Okay, Disco Elysium hit right before I went on vacation, and my current setup makes it a bit of a pain to play PC games, so it kind of slipped past me. I’m planning on getting to it over the holidays. But I don’t want to lose valuable street cred in the meantime, so I’m awarding it highest honors despite the fact that I haven’t played it or read a single article about it. I’m not even sure I know what it is! Let me know how I did!

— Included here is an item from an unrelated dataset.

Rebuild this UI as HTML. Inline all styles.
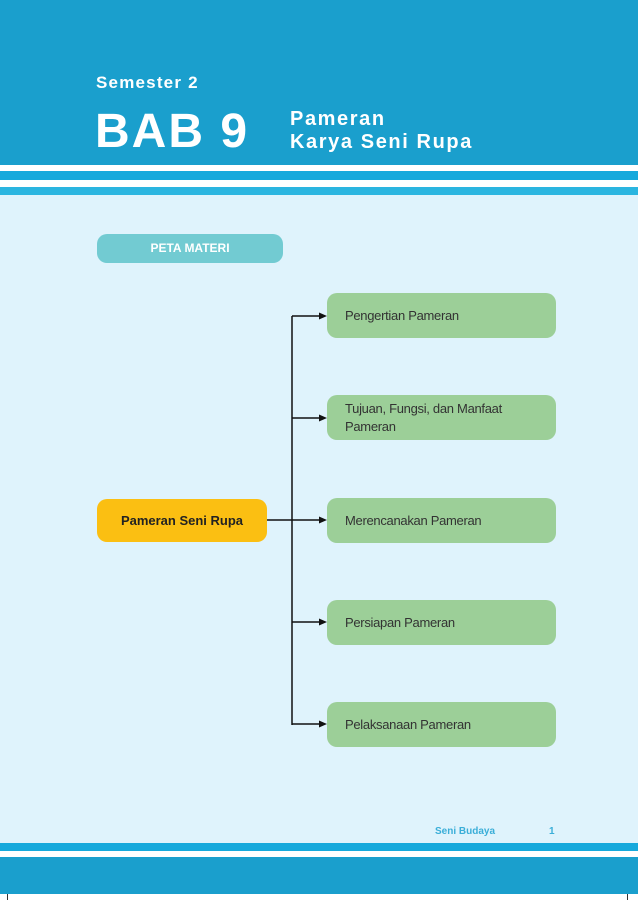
<!DOCTYPE html>
<html><head><style>
body{margin:0;width:638px;height:900px;position:relative;background:#fff;font-family:"Liberation Sans",sans-serif;overflow:hidden}
.a{position:absolute}
.g{position:absolute;left:327px;width:229px;height:45px;background:#9ccf98;border-radius:10px;font-size:13px;color:#333;box-sizing:border-box;padding-left:18px;display:flex;align-items:center;letter-spacing:-0.3px}
</style></head><body>
<div class="a" style="left:0;top:0;width:638px;height:165px;background:#1a9fcd"></div>
<div class="a" style="left:0;top:171px;width:638px;height:9px;background:#16a9dc"></div>
<div class="a" style="left:0;top:187px;width:638px;height:8px;background:#2ab5e0"></div>
<div class="a" style="left:0;top:195px;width:638px;height:648px;background:#dff3fc"></div>
<div class="a" style="left:0;top:843px;width:638px;height:8px;background:#16a9dc"></div>
<div class="a" style="left:0;top:857px;width:638px;height:37px;background:#1a9fcd"></div>
<div class="a" style="left:7px;top:894px;width:1px;height:6px;background:#333"></div>
<div class="a" style="left:627px;top:894px;width:1px;height:6px;background:#333"></div>
<div class="a" style="left:96px;top:73px;color:#fff;font-weight:bold;font-size:17px;letter-spacing:1.2px">Semester 2</div>
<div class="a" style="left:95px;top:104px;color:#fff;font-weight:bold;font-size:48px;line-height:56px;letter-spacing:2px">BAB 9</div>
<div class="a" style="left:290px;top:108px;color:#fff;font-weight:bold;font-size:20px;line-height:23px;letter-spacing:1.6px">Pameran<br>Karya Seni Rupa</div>
<div class="a" style="left:97px;top:234px;width:186px;height:29px;background:#72cbd2;border-radius:10px;color:#fff;font-weight:bold;font-size:12px;text-align:center;line-height:29px">PETA MATERI</div>
<div class="a" style="left:97px;top:499px;width:170px;height:43px;background:#fbbf12;border-radius:10px;color:#222;font-weight:bold;font-size:13px;text-align:center;line-height:43px">Pameran Seni Rupa</div>
<svg class="a" style="left:0;top:0" width="638" height="900">
<g stroke="#111" stroke-width="1.5" fill="none">
<path d="M292 316V725M267 520H320"/>
<path d="M292 316H320M292 418H320M292 622H320M292 724H320"/>
</g>
<g fill="#111">
<path d="M327 316l-8-3.5v7z"/><path d="M327 418l-8-3.5v7z"/><path d="M327 520l-8-3.5v7z"/><path d="M327 622l-8-3.5v7z"/><path d="M327 724l-8-3.5v7z"/>
</g></svg>
<div class="g" style="top:293px">Pengertian Pameran</div>
<div class="g" style="top:395px;line-height:18px">Tujuan, Fungsi, dan Manfaat<br>Pameran</div>
<div class="g" style="top:498px">Merencanakan Pameran</div>
<div class="g" style="top:600px">Persiapan Pameran</div>
<div class="g" style="top:702px">Pelaksanaan Pameran</div>
<div class="a" style="left:435px;top:826px;color:#3aaed8;font-size:10px;font-weight:bold">Seni Budaya</div>
<div class="a" style="left:549px;top:826px;color:#3aaed8;font-size:10px;font-weight:bold">1</div>
</body></html>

Worst Name Die-Hardman, Death Stranding |
I’m not giving out this award because “Die-Hardman” sounds stupid—though it does. I’m giving it out for two reasons: 1. The voice actors can’t agree on whether it’s supposed to be pronounced “die hard man,” like a superhero, or “Diehardman,” like a Jewish last name. No one corrected anyone. 2. The character explains he got his nickname serving in the military because he always seemed to return from battles alive, no matter the odds. Text files you find later on reveal that his real name is John McClane, A FACT HE DOES NOT BRING UP ONCE DURING HIS EXPLANATION. This is insane. I want to die.
Second-Worst Name, Worst Everything Else Deacon St. John, Days Gone |
Deacon St. John wore a backward baseball cap to his own wedding.